# Multifunktionsgerät (Drucker) oder PC defekt ?



## B00 (16. August 2009)

*Multifunktionsgerät (Drucker) oder PC defekt ?*

Hallo 
Wer kann mir helfen 
Ich habe Probleme mit meinem Epson Stylos Photo RX 425 (USB)
Er druckt normal, kopiert (ohne PC) auch normal.
Mein Problem ist, das mir mein Rechner seit geraumer Zeit sagt, das der Scanner nicht vorhanden ist.
Ich habe keine Fehlermeldung oder ähnliches.
Ich hab schon sämtliche Treiber des Gerätes deinstalliert und neu drauf gemacht, sowohl die Orginal beigepackten, als auch die aktuelleren, kann aber nach wie vor nicht über den PC scannen.
Wie gesagt.
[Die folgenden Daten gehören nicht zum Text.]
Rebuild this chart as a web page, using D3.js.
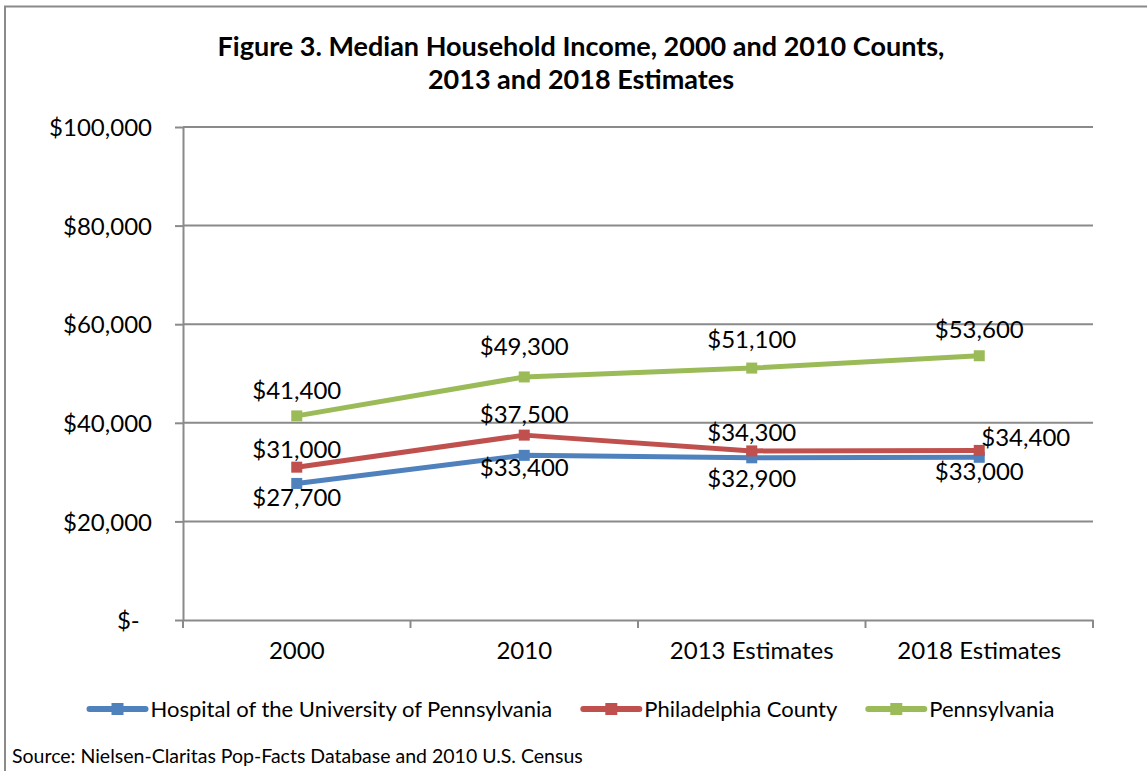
<!DOCTYPE html>
<html>
<head>
<meta charset="utf-8">
<script src="https://cdn.jsdelivr.net/npm/d3@7"></script>
<style>
  body { margin: 0; background: #fff; }
  svg text { font-family: Lato, "Open Sans", sans-serif; fill: #000; }
  .axis path, .axis line { stroke: #8a8a8a; stroke-width: 2; }
  .axis text { font-size: 24px; }
  .title { font-size: 27px; font-weight: bold; }
  .value-label { font-size: 24px; }
  .legend text { font-size: 22px; }
  .source { font-size: 19.5px; }
</style>
</head>
<body>
<div id="chart"></div>
<script>
// Chart data
const categories = ['2000', '2010', '2013 Estimates', '2018 Estimates'];
const seriesNames = ['Hospital of the University of Pennsylvania', 'Philadelphia County', 'Pennsylvania'];
const hospitalValues = [27700, 33400, 32900, 33000];
const philadelphiaValues = [31000, 37500, 34300, 34400];
const pennsylvaniaValues = [41400, 49300, 51100, 53600];
const yTicks = [0, 20000, 40000, 60000, 80000, 100000];

const colors = ['#4f81bd', '#c0504d', '#9bbb59'];

const series = [
    { name: seriesNames[0], values: hospitalValues, color: colors[0] },
    { name: seriesNames[1], values: philadelphiaValues, color: colors[1] },
    { name: seriesNames[2], values: pennsylvaniaValues, color: colors[2] }
];

// label offsets (vertical distance of label centre from point), 'r' = to the right
const labelOffsets = [
    [14, 12, 21, 14],
    [-18, -21, -19, 'r'],
    [-26, -31, -29, -26]
];

const W = 1147, H = 771;
const margin = { top: 127, right: 54, bottom: 151, left: 183 };
const width = W - margin.left - margin.right;
const height = H - margin.top - margin.bottom;

const root = d3.select('#chart')
    .append('svg')
    .attr('width', W)
    .attr('height', H);

// outer frame
root.append('rect')
    .attr('x', 5)
    .attr('y', 6.5)
    .attr('width', W + 20)
    .attr('height', H + 20)
    .attr('fill', 'none')
    .attr('stroke', '#8a8a8a')
    .attr('stroke-width', 2);

// title
const title = root.append('text')
    .attr('class', 'title')
    .attr('text-anchor', 'middle');
title.append('tspan').attr('x', 581).attr('y', 56)
    .text('Figure 3. Median Household Income, 2000 and 2010 Counts,');
title.append('tspan').attr('x', 581).attr('y', 89)
    .text('2013 and 2018 Estimates');

const svg = root.append('g')
    .attr('transform', `translate(${margin.left},${margin.top})`);

const x = d3.scaleBand()
    .domain(categories)
    .range([0, width]);

const y = d3.scaleLinear()
    .domain([0, 100000])
    .range([height, 0]);

// gridlines
svg.append('g')
    .selectAll('line')
    .data(yTicks.slice(1))
    .enter()
    .append('line')
    .attr('x1', 0)
    .attr('x2', width)
    .attr('y1', d => y(d))
    .attr('y2', d => y(d))
    .attr('stroke', '#8a8a8a')
    .attr('stroke-width', 2);

// y axis
svg.append('g')
    .attr('class', 'axis y-axis')
    .call(d3.axisLeft(y)
        .tickValues(yTicks)
        .tickSize(8)
        .tickPadding(23)
        .tickSizeOuter(0)
        .tickFormat(d => d === 0 ? '$-\u00a0\u00a0' : `$${d3.format(',')(d)}`))
    .selectAll('text')
    .attr('dy', '0.36em');

// x axis
const xAxis = svg.append('g')
    .attr('class', 'axis x-axis')
    .attr('transform', `translate(0,${height})`)
    .call(d3.axisBottom(x).tickSize(0).tickPadding(22).tickSizeOuter(0));

xAxis.selectAll('.tick line').remove();

// category boundary ticks
xAxis.selectAll('.boundary')
    .data(categories.map(c => x(c)).concat([width]))
    .enter()
    .append('line')
    .attr('class', 'boundary')
    .attr('x1', d => d)
    .attr('x2', d => d)
    .attr('y1', 0)
    .attr('y2', 8);

const line = d3.line()
    .x((d, i) => x(categories[i]) + x.bandwidth() / 2)
    .y(d => y(d));

// lines and markers
series.forEach((s, si) => {
    svg.append('path')
        .datum(s.values)
        .attr('fill', 'none')
        .attr('stroke', s.color)
        .attr('stroke-width', 5)
        .attr('stroke-linejoin', 'round')
        .attr('d', line);

    svg.selectAll(`.marker-${si}`)
        .data(s.values)
        .enter()
        .append('rect')
        .attr('class', `marker-${si}`)
        .attr('x', (d, i) => x(categories[i]) + x.bandwidth() / 2 - 5.5)
        .attr('y', d => y(d) - 5.5)
        .attr('width', 11)
        .attr('height', 11)
        .attr('fill', s.color);
});

// value labels
series.forEach((s, si) => {
    svg.selectAll(`.label-${si}`)
        .data(s.values)
        .enter()
        .append('text')
        .attr('class', `value-label label-${si}`)
        .attr('text-anchor', (d, i) => labelOffsets[si][i] === 'r' ? 'start' : 'middle')
        .attr('x', (d, i) => x(categories[i]) + x.bandwidth() / 2 + (labelOffsets[si][i] === 'r' ? 2 : 0))
        .attr('y', (d, i) => y(d) + (labelOffsets[si][i] === 'r' ? -13 : labelOffsets[si][i]))
        .attr('dy', '0.36em')
        .text(d => `$${d3.format(',')(d)}`);
});

// legend
const legend = root.append('g').attr('class', 'legend');
const items = legend.selectAll('g')
    .data(series)
    .enter()
    .append('g');

items.append('line')
    .attr('x1', 0).attr('x2', 56)
    .attr('y1', 0).attr('y2', 0)
    .attr('stroke', d => d.color)
    .attr('stroke-width', 6)
    .attr('stroke-linecap', 'round');

items.append('rect')
    .attr('x', 22).attr('y', -6)
    .attr('width', 12).attr('height', 12)
    .attr('fill', d => d.color);

items.append('text')
    .attr('x', 61)
    .attr('y', 0)
    .attr('dy', '0.36em')
    .text(d => d.name);

let offset = 0;
const gaps = [];
items.each(function () {
    const w = 61 + this.querySelector('text').getComputedTextLength();
    gaps.push(offset);
    offset += w + 31;
});
const total = offset - 31;
items.attr('transform', (d, i) => `translate(${572 - total / 2 + gaps[i]},709)`);

// source note
root.append('text')
    .attr('class', 'source')
    .attr('x', 12)
    .attr('y', 763)
    .text('Source: Nielsen-Claritas Pop-Facts Database and 2010 U.S. Census');
</script>
</body>
</html>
Ohne PC gibt es ganz normale 1:1 Kopien und Drucken ist auch normal mit dem PC möglich.
Ich hoffe das der ein oder andere einen guten Tipp für mich hat.
Danke


----------



## Herbboy (16. August 2009)

*AW: Multifunktionsgerät (Drucker) oder PC defekt ?*

sind denn auch deine boardtreiber und windows aktuell?


----------



## Chucky1978 (19. August 2009)

*AW: Multifunktionsgerät (Drucker) oder PC defekt ?*

Manche "ältere" Scanner werden von X64-Systemen nicht gerne erkannt, wobei das hier nicht der Fall sein dürfte... Epson bietet ja sogar einen X64-Treiber an.
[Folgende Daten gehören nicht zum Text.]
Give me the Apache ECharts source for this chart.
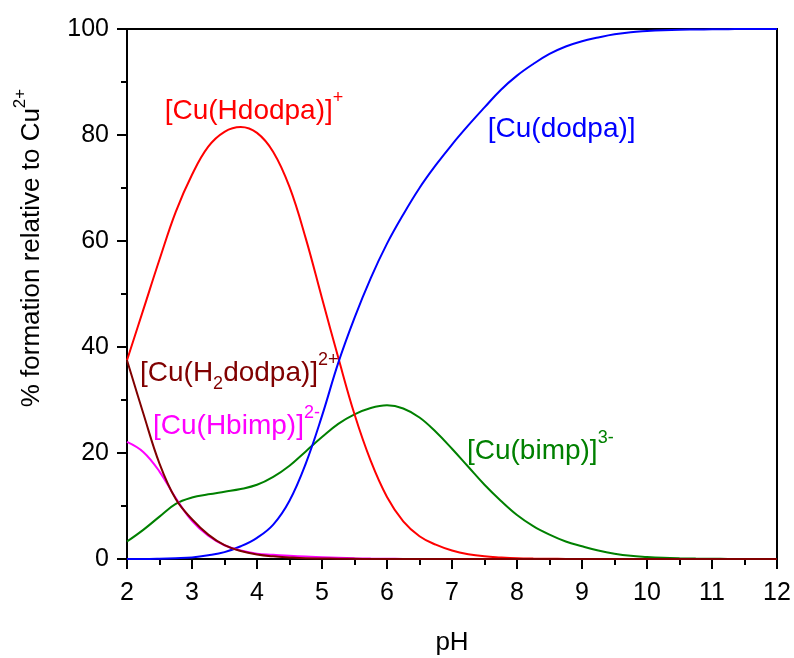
<!DOCTYPE html>
<html>
<head>
<meta charset="utf-8">
<script src="https://cdn.jsdelivr.net/npm/echarts@6/dist/echarts.min.js"></script>
<style>
html,body{margin:0;padding:0;background:#fff;}
#chart{width:794px;height:658px;}
</style>
</head>
<body>
<div id="chart"></div>
<script>
const pH = [2,2.25,2.5,2.75,3,3.25,3.5,3.75,4,4.25,4.5,4.75,5,5.25,5.5,5.75,6,6.25,6.5,6.75,7,7.25,7.5,7.75,8,8.25,8.5,8.75,9,9.25,9.5,9.75,10,10.25,10.5,10.75,11,11.25,11.5,11.75,12];
const cuHdodpa = [37.5,47,56.5,65.5,72.5,77.8,80.6,81.5,80.4,76.8,70.2,60.5,49.2,38,27.3,18.5,11.7,7.1,4.3,2.7,1.6,0.9,0.5,0.3,0.15,0.08,0.05,0.02,0,0,0,0,0,0,0,0,0,0,0,0,0];
const cuDodpa = [0,0,0.05,0.15,0.3,0.7,1.3,2.4,4,6.5,11,18,27,37,45.5,53,59.5,65,70,74.3,78.2,81.8,85.2,88.5,91.2,93.4,95.3,96.7,97.7,98.4,99,99.4,99.6,99.75,99.85,99.9,99.95,99.97,100,100,100];
const cuBimp = [3.3,5.5,8,10.4,11.6,12.2,12.7,13.2,14,15.5,17.6,20.3,23,25.5,27.3,28.5,29,28.4,26.7,24,20.8,17.4,14,11,8.3,6.2,4.6,3.3,2.4,1.6,1.0,0.6,0.4,0.25,0.15,0.08,0.05,0.02,0,0,0];
const cuH2dodpa = [37.5,27.5,18,11.3,7.5,4.6,2.6,1.5,0.85,0.5,0.3,0.15,0.1,0.05,0.03,0.01,0,0,0,0,0,0,0,0,0,0,0,0,0,0,0,0,0,0,0,0,0,0,0,0,0];
const cuHbimp = [22.1,20.2,16.5,11.5,7.2,4.4,2.6,1.6,1.0,0.8,0.6,0.45,0.35,0.25,0.15,0.08,0.05,0.02,0,0,0,0,0,0,0,0,0,0,0,0,0,0,0,0,0,0,0,0,0,0,0];
const xTicks = [2,3,4,5,6,7,8,9,10,11,12];
const yTicks = [0,20,40,60,80,100];

const FONT = 'Liberation Sans, Arial, sans-serif';
const zip = arr => pH.map((x,i)=>[x,arr[i]]);
const chart = echarts.init(document.getElementById('chart'), null, {renderer:'canvas'});

function line(name, data, color){
  return {name, type:'line', data:zip(data), smooth:0.4, showSymbol:false, symbol:'none',
    lineStyle:{color, width:2}, itemStyle:{color}, animation:false, z:2};
}

chart.setOption({
  animation:false,
  backgroundColor:'#fff',
  grid:{left:127, right:17, top:29, bottom:99, containLabel:false, outerBoundsMode:'none',
    show:true, borderColor:'#000', borderWidth:2},
  xAxis:{type:'value', min:2, max:12, interval:1,
    name:'pH', nameLocation:'middle', nameGap:71,
    nameTextStyle:{fontFamily:FONT, fontSize:26, color:'#000'},
    axisLine:{lineStyle:{color:'#000', width:2}},
    axisTick:{inside:false, length:10, lineStyle:{color:'#000', width:2}},
    minorTick:{show:true, splitNumber:2, length:6, lineStyle:{color:'#000', width:2}},
    axisLabel:{fontFamily:FONT, fontSize:25, color:'#000', margin:22,
      formatter:v=>xTicks.includes(v)?String(v):''},
    splitLine:{show:false}},
  yAxis:{type:'value', min:0, max:100, interval:20,
    name:'% formation relative to Cu{sup|2+}', nameLocation:'middle', nameGap:76,
    nameTextStyle:{fontFamily:FONT, fontSize:26, color:'#000', padding:[0,0,0,92],
      rich:{sup:{fontFamily:FONT, fontSize:17, color:'#000', padding:[0,0,22,0]}}},
    axisLine:{lineStyle:{color:'#000', width:2}},
    axisTick:{inside:false, length:10, lineStyle:{color:'#000', width:2}},
    minorTick:{show:true, splitNumber:2, length:6, lineStyle:{color:'#000', width:2}},
    axisLabel:{fontFamily:FONT, fontSize:25, color:'#000', margin:18,
      formatter:v=>yTicks.includes(v)?String(v):''},
    splitLine:{show:false}},
  series:[
    line('[Cu(bimp)]3-', cuBimp, '#008000'),
    line('[Cu(Hdodpa)]+', cuHdodpa, '#ff0000'),
    line('[Cu(dodpa)]', cuDodpa, '#0000ff'),
    line('[Cu(Hbimp)]2-', cuHbimp, '#ff00ff'),
    line('[Cu(H2dodpa)]2+', cuH2dodpa, '#800000')
  ]
});

const labels = [
  {at:[2.58,84.5], color:'#ff0000', text:'[Cu(Hdodpa)]{sup|+}'},
  {at:[7.55,81], color:'#0000ff', text:'[Cu(dodpa)]'},
  {at:[2.2,35], color:'#800000', text:'[Cu(H{sub|2}dodpa)]{sup|2+}'},
  {at:[2.4,25.1], color:'#ff00ff', text:'[Cu(Hbimp)]{sup|2-}'},
  {at:[7.23,20.4], color:'#008000', text:'[Cu(bimp)]{sup|3-}'}
];
chart.setOption({graphic: labels.map(l=>{
  const p = chart.convertToPixel({gridIndex:0}, l.at);
  return {type:'text', x:p[0], y:p[1], z:10, silent:true,
    style:{text:l.text, fill:l.color, font:'28px '+FONT, fontFamily:FONT, fontSize:28,
      verticalAlign:'middle', align:'left',
      rich:{
        sup:{fill:l.color, fontFamily:FONT, fontSize:18, padding:[0,0,26,0]},
        sub:{fill:l.color, fontFamily:FONT, fontSize:18, padding:[22,0,0,0]}
      }}};
})});
</script>
</body>
</html>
Benutzt du die Original Scan-Software, oder die Programme intern via Twain-Import von deinen Fotobearbeitugsprogrammen (Corel / Photoshop / .... )

Schonmal Manuell versucht den Scanner über den Hardwaremanager zu installieren?
USB-Port mal einfach Just4Fun gewechselt und erneut Treiber de-/installiert?


----------



## B00 (20. August 2009)

*AW: Multifunktionsgerät (Drucker) oder PC defekt ?*

Hallo 
Sorry, das ich jetzt erst antworte.
Treiber sind die letzten aktuellen, die es für das Board (MSI KT3 ultra 2 R)
Ich benutze nur die Original Software von Epson
Mein Win ist Win XP (sp2)


----------



## Herbboy (20. August 2009)

*AW: Multifunktionsgerät (Drucker) oder PC defekt ?*

hmm, das is ein verdammt altes board...könnte damit zu tun haben. der chipsatz ist ein VIA KT333, korrekt? dann nimm mal die letzten via4in1-treiber. leider lädt speziell die treiberseite bei mir grad nicht, aber hier könntest du die finden: http://www.viaarena.com/Drivers.aspx

und natürlich auch für den drucker aktuellste treiber nehmen: http://esupport.epson-europe.com/Pr...DE&data=nKGrQtfEm6mIr17BBoUTdS6CvWNojjL5&tc=6  natürlich die "druckertreiber"

aber auch die sind von 2004... also ist auch der drucker saualt...


----------



## B00 (24. August 2009)

*AW: Multifunktionsgerät (Drucker) oder PC defekt ?*

Hallo

geht alles nicht.
Jetzt hab ich im Gerätemanager einen Code19 Fehler mit gelben Ausrufungszeichen neben Bildbearbeitungsgerät.


----------



## Herbboy (24. August 2009)

*AW: Multifunktionsgerät (Drucker) oder PC defekt ?*

also, wenn alle treiber nix nutzen, dann is wohl die scaneinheit defekt. vlt. installier den drucker mal bei einem anderen PC, um sicherzugehen .


----------



## BikeRider (26. August 2009)

*AW: Multifunktionsgerät (Drucker) oder PC defekt ?*

Er schreibt ja, das der Apparat ohne Rechner normal kopiert, also wird er da auch scannen.
Ich tippe da eher auf seinen Rechner oder auf sein System, was er mal neu aufspielen sollte, falls er keine Datensicherung hat.


----------



## B00 (2. September 2009)

*AW: Multifunktionsgerät (Drucker) oder PC defekt ?*

Hi

Ich werde wohl mein System neu aufspielen und schauen was passiert.
Ich danke euch jedenfalls für die zahlreichen Antworten.


----------



## razerman666 (16. September 2009)

*AW: Multifunktionsgerät (Drucker) oder PC defekt ?*

USB Ports richtig eingestellt? Evtl. auch einen anderen USB Port nehmen, falls noch nichts geht, mal das USB Kabel tauschen. Treiber vor der Druckerinstallation installieren.


----------



## Wolf78 (18. September 2009)

*AW: Multifunktionsgerät (Drucker) oder PC defekt ?*

Hate auch mal Problem mit Epson . Wollte mir Sparen das ständige An und Aus schalten am Drucker und habe den an meine Master und Slave Steckdosenleiste gehängt ( als Slave ) . Als ich ein paar Tage später Drucken wollte ging nix mehr . Warscheinlich müssen die Drucker am dauerstrom bleiben und nich ständig mit dem PC an/aus gehen .

War aber nicht das selbe Druckermodel . Alten Treiber/Software runter . Neu Starten und alles neu drauf . Da gins bei mir wieder .


----------